I went to school with Kikuyu, Samburu and Maasai children who shared their stories and songs with me.  On weekends and holidays I accompanied my father in the field, often riding on the top of the car or standing the bumper while being chased by baboons and Colobus monkeys.

It was an experience that never left me, and I grew up immersing myself in the music, culinary styles, and artistic practices of as many people I could learn about. Being a creative sort myself, but raised by science,  I pursued my studies both academically and artistically blending a degree in Anthropology with training in graphic arts and  media productions; always as hands on as I could get, and traveling the globe whenever I could.

My love of photography began with nature, and nature in its most minute form. I loved finding “stories” or similarities between what I saw in the bracken to what I saw in life around me. Each time I found something that moved me I’d hear a poem in my head, so I’d write it down and include it with the image. That work is now called The Poetry of Nature and represents my most early forays. For many years I spent my time lying on my stomach in the ditch, rarely looking up above the grass.

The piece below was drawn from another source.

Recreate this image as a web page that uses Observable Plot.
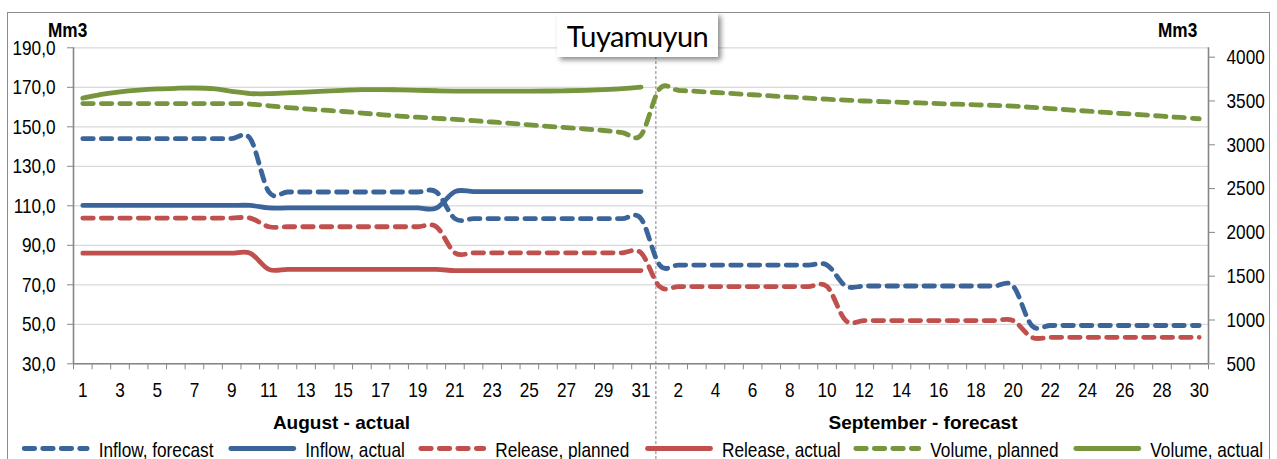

Then I moved back to Knoxville, Tennessee, and was instantly reminded of how diverse and picturesque this wonderful town is. So full of character! It has forced me to look up and out and view the world around me while standing up. It was an interesting transition for me, especially since it was so obviously what it was, and I had spent so many years making one wonder.

I still like to take an unusual approach to my work, however, providing alternate angles of consideration, closing things off to eliminate context, and finding beauty in the most run down and disheveled of places. And people, well they are fun to photograph too, and for them, I look for the place where I perceive spirit and art meet, and like I did with nature, perhaps capture a little bit of a story in the process.